The spillover reaches farther than media. Campaigns rent offices, book hotel rooms, hire drivers, buy meals, stage events, print material, contract with security firms, and use large pools of temporary labor. For a while, that can support local consumption and service activity in ways that look broad in the data.
But the source matters. A hotel room booked by campaign staff lifts revenue just like any other booking. A meal bought for field workers still shows up as restaurant demand. A rush of ad buys still supports payrolls at media firms. In the numbers, that can look like healthy private demand. In practice, some of it is tied to a fixed calendar and a fixed event.
TitleWhy The Hangover Comes Later
The comedown usually does not arrive as a crash. It shows up as subtraction. The ads stop. Temporary workers roll off. Event demand cools. Travel tied to campaigns drops away. Firms that enjoyed a strong political quarter face much harder comparisons after the election passes.
That is when the economy has to reveal what was temporary and what was not. If consumer demand was already soft, the loss of campaign-related activity can expose it. If credit conditions were already tighter, that drag becomes easier to see. If businesses were already cautious, the end of election spending removes one more cushion.
There is a useful historical rhythm here. One-off support often matters most near the end of a cycle, when organic growth is already less certain. That was true in past periods shaped by temporary fiscal boosts, restocking waves, or other short-lived spending surges. The support did not create a new cycle. It delayed a clearer reading of the one already underway.

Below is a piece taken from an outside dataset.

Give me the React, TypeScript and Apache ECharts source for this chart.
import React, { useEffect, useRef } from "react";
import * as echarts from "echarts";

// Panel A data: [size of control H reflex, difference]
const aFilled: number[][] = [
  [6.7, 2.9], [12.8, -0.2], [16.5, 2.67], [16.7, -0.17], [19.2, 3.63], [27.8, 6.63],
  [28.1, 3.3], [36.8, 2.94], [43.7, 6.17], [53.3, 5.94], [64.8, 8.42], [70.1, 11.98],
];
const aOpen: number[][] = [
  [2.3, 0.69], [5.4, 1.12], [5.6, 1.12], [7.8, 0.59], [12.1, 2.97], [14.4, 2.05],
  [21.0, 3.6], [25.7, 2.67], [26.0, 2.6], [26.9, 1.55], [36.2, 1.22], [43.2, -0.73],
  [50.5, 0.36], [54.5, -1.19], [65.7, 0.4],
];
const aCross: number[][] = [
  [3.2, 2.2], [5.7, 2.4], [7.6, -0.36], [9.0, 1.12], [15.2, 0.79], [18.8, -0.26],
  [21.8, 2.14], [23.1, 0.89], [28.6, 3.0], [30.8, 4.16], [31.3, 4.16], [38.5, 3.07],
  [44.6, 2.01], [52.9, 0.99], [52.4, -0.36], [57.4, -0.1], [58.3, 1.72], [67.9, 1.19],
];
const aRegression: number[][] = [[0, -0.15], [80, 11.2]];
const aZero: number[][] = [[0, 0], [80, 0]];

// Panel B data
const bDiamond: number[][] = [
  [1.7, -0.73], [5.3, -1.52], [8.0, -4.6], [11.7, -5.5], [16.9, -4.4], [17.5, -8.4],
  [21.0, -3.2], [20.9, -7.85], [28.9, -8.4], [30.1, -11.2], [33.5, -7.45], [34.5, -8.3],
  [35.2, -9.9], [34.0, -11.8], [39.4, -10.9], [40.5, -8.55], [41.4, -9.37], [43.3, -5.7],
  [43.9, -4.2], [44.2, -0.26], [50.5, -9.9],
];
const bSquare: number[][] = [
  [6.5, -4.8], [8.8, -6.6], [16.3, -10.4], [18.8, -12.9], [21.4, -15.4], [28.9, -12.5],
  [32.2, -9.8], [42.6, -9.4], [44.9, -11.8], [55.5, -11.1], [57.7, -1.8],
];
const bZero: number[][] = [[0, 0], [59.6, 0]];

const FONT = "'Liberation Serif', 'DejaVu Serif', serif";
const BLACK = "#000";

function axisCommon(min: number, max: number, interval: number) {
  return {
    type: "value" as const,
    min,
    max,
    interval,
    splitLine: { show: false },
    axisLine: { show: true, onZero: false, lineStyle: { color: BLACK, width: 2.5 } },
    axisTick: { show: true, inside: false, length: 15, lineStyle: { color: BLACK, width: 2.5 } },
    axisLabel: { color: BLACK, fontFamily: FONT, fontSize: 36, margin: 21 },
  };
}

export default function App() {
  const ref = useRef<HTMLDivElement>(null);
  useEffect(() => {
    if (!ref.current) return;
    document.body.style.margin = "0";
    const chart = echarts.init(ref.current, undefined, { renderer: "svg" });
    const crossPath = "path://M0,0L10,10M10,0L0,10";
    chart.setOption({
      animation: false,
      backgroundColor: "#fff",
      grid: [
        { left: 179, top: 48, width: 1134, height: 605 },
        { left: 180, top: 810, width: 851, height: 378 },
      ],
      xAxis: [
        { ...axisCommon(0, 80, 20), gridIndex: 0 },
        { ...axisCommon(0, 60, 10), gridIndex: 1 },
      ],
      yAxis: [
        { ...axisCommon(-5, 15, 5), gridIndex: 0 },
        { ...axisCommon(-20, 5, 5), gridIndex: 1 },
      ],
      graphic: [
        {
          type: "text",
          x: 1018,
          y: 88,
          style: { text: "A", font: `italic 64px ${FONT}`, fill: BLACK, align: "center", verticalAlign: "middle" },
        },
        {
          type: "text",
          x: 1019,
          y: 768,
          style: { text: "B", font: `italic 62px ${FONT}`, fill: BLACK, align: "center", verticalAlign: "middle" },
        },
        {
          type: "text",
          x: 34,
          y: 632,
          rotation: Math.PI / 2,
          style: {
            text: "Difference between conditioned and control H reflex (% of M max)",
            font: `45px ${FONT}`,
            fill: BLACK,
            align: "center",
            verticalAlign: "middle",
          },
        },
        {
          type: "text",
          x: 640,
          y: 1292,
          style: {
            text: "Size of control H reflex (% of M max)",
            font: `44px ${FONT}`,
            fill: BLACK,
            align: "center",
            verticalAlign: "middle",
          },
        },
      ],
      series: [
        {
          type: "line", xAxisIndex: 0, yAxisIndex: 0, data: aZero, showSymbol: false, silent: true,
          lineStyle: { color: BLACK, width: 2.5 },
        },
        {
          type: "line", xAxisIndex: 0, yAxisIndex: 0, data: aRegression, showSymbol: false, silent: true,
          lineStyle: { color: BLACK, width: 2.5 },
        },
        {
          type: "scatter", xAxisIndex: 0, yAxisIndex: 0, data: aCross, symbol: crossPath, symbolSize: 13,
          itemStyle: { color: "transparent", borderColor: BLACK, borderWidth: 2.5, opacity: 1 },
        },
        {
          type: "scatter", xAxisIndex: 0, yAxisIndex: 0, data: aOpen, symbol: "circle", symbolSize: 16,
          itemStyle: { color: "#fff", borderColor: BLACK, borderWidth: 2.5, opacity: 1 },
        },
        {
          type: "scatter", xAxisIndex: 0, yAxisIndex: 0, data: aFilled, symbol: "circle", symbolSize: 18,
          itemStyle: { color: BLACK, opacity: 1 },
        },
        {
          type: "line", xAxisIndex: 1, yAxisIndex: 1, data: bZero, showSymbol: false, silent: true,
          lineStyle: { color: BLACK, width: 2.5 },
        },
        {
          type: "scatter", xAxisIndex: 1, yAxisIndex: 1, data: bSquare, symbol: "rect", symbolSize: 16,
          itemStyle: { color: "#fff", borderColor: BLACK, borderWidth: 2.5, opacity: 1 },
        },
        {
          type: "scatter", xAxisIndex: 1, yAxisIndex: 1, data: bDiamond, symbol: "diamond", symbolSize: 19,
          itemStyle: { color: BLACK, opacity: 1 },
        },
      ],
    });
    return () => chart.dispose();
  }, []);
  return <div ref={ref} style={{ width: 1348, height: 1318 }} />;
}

The Present Is Still Carrying The Past
What makes election spending easy to misread is that it lands on top of conditions inherited from earlier years. Households still carry the effects of inflation. Businesses still face higher borrowing costs than they did before the rate shock. Banks remain more careful with credit than they were in the long easy-money phase. None of that disappears because campaign money floods into ad markets for a few months.
That is why this kind of spending should be read in context. It can lift revenue in selected sectors. It can make service demand look sturdier. It can even support local labor markets for a time. But it does not erase the pressures built up by the prior inflation surge, the higher-rate environment, or slower credit creation.

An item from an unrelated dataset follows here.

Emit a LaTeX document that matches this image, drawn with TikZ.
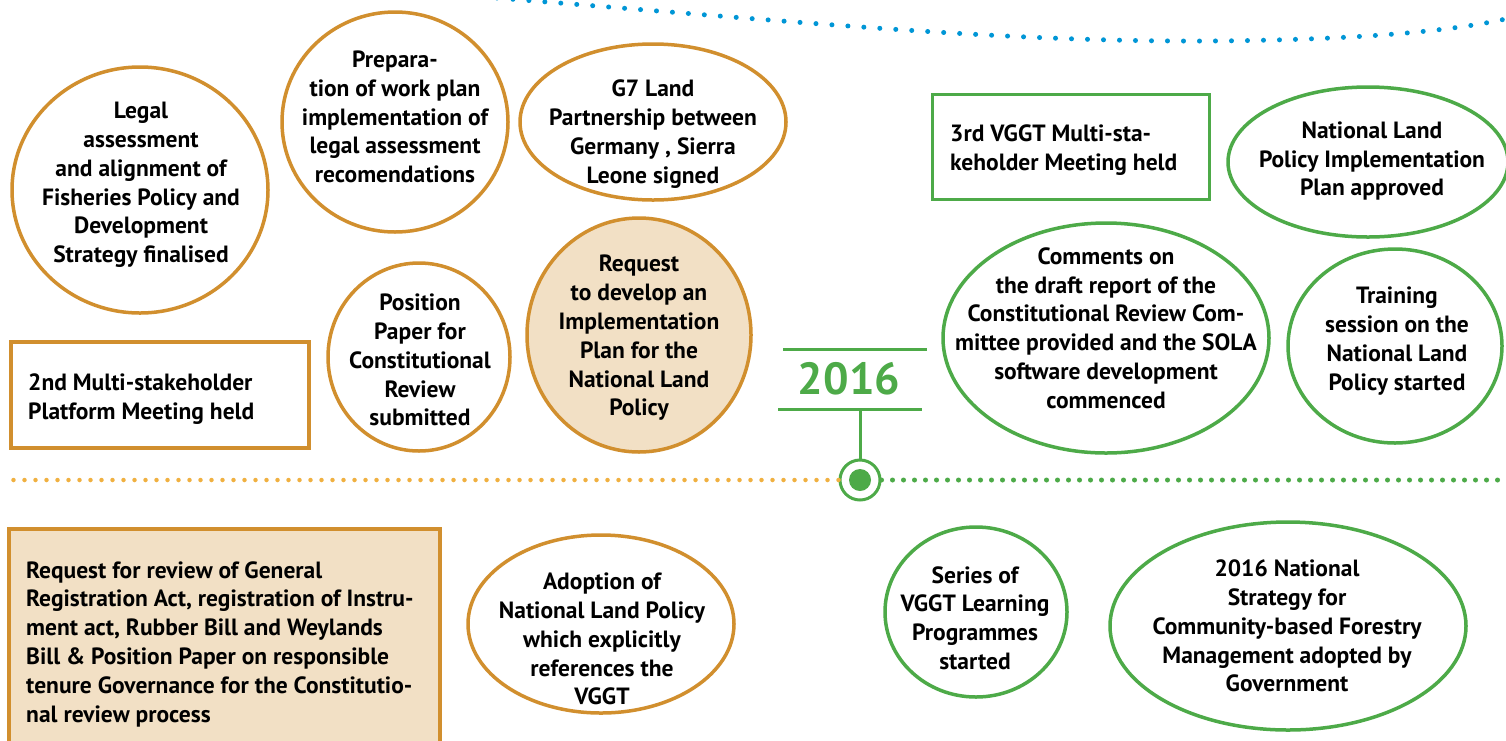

Seen that way, the election boost is not a new foundation. It is a layer placed on top of an older structure.
What History Suggests About The Next Read
History does not tell us exactly what comes next, but it does narrow the range of interpretation. When a narrow burst of spending holds up activity late in the game, the key question is what remains after the burst passes. Sometimes the economy absorbs the fade with little trouble. Sometimes the drop in temporary demand reveals that growth was weaker than it looked.

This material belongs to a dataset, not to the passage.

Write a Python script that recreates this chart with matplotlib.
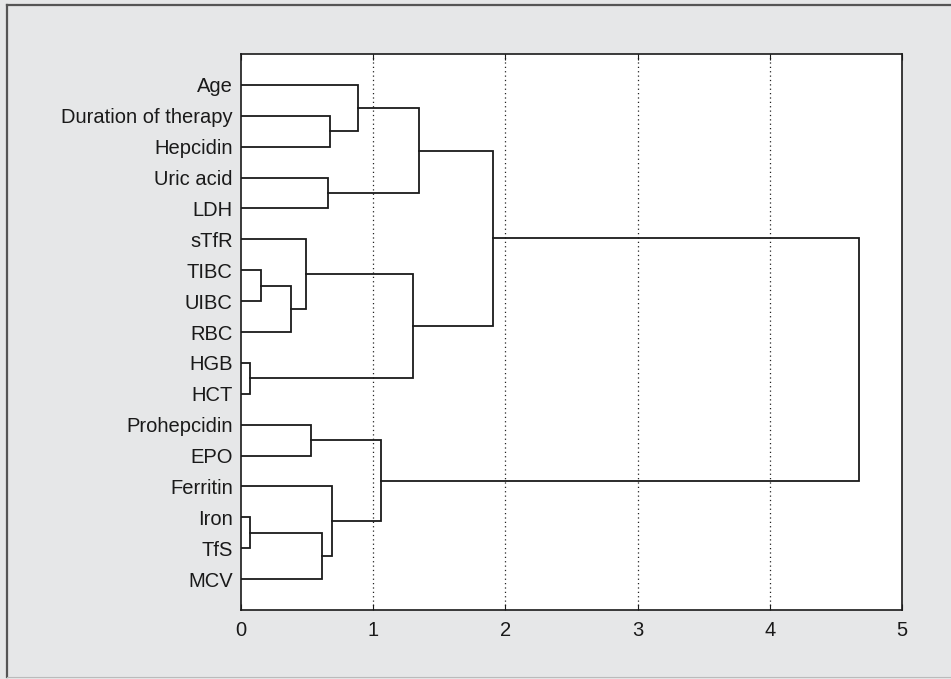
import matplotlib

matplotlib.use('Agg')

import matplotlib.pyplot as plt
from matplotlib.lines import Line2D

plt.rcParams['font.family'] = ['Liberation Sans', 'DejaVu Sans']

# leaves, top to bottom
leaves = ['Age', 'Duration of therapy', 'Hepcidin', 'Uric acid', 'LDH',
          'sTfR', 'TIBC', 'UIBC', 'RBC', 'HGB', 'HCT',
          'Prohepcidin', 'EPO', 'Ferritin', 'Iron', 'TfS', 'MCV']

# merges: ids 0..16 are leaves, each merge gets the next id (17, 18, ...)
merge_a = [6, 9, 14, 17, 5, 11, 19, 3, 1, 13, 0, 22, 21, 27, 30, 31]
merge_b = [7, 10, 15, 8, 20, 12, 16, 4, 2, 23, 25, 26, 18, 24, 29, 28]
merge_h = [0.151, 0.07, 0.066, 0.376, 0.489, 0.532, 0.61, 0.66, 0.675,
           0.69, 0.883, 1.059, 1.303, 1.349, 1.904, 4.675]

x_ticks = [0, 1, 2, 3, 4, 5]

fig = plt.figure(figsize=(9.51, 6.79), dpi=100)
fig.patch.set_facecolor('#e6e7e8')
ax = fig.add_axes([241 / 951, 69 / 679, 661 / 951, 556 / 679])

# node positions (y = leaf row, x = height)
pos = {i: (i + 1, 0.0) for i in range(len(leaves))}
for k, (a, b, h) in enumerate(zip(merge_a, merge_b, merge_h)):
    ya, xa = pos[a]
    yb, xb = pos[b]
    ax.plot([xa, h, h, xb], [ya, ya, yb, yb], color='#1a1a1a', lw=1.3,
            solid_joinstyle='miter')
    pos[len(leaves) + k] = ((ya + yb) / 2, h)

for x in x_ticks[1:-1]:
    ax.axvline(x, color='#222222', lw=0.9, ls=(0, (1, 2.5)), zorder=0)

ax.set_xlim(0, 5)
ax.set_ylim(len(leaves) + 1, 0)
ax.set_xticks(x_ticks)
ax.set_yticks(range(1, len(leaves) + 1))
ax.set_yticklabels(leaves)
ax.tick_params(axis='x', direction='in', top=True, length=4, width=0.8,
               labelsize=14.5, pad=8, colors='#1a1a1a')
ax.tick_params(axis='y', length=0, labelsize=14.5, pad=6, colors='#1a1a1a')
for s in ax.spines.values():
    s.set_linewidth(1.2)
    s.set_color('#1a1a1a')

# outer frame of the panel
W, H = 951, 679
fig.add_artist(Line2D([7 / W, 1], [1 - 5 / H, 1 - 5 / H], color='#555555', lw=1.6))
fig.add_artist(Line2D([7 / W, 7 / W], [1 - 5 / H, 1 - 677 / H], color='#555555', lw=1.6))
fig.add_artist(Line2D([7 / W, 1], [1 - 677 / H, 1 - 677 / H], color='#bbbbbb', lw=0.8))

fig.savefig('out.png', dpi=100, facecolor=fig.get_facecolor())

That is the right way to think about the forward view here. Not as a forecast, and not as a claim that election spending is unimportant, but as a reminder about timing. A political spending wave can change the look of the data for a quarter or two. It usually cannot change the deeper path by itself.
After The Ads Go Dark
The real value of this pattern is not in the excitement of the election season. It is in what the fade tells us afterward. Once the ads go dark and the field offices close, the economy is left with the conditions that were already there: wage growth, credit stress, pricing pressure, household strain, and business caution.
That is why the election spending sugar high is best understood as a temporary lift inside a longer sequence. It can brighten the present. It cannot, on its own, rewrite the trajectory underneath.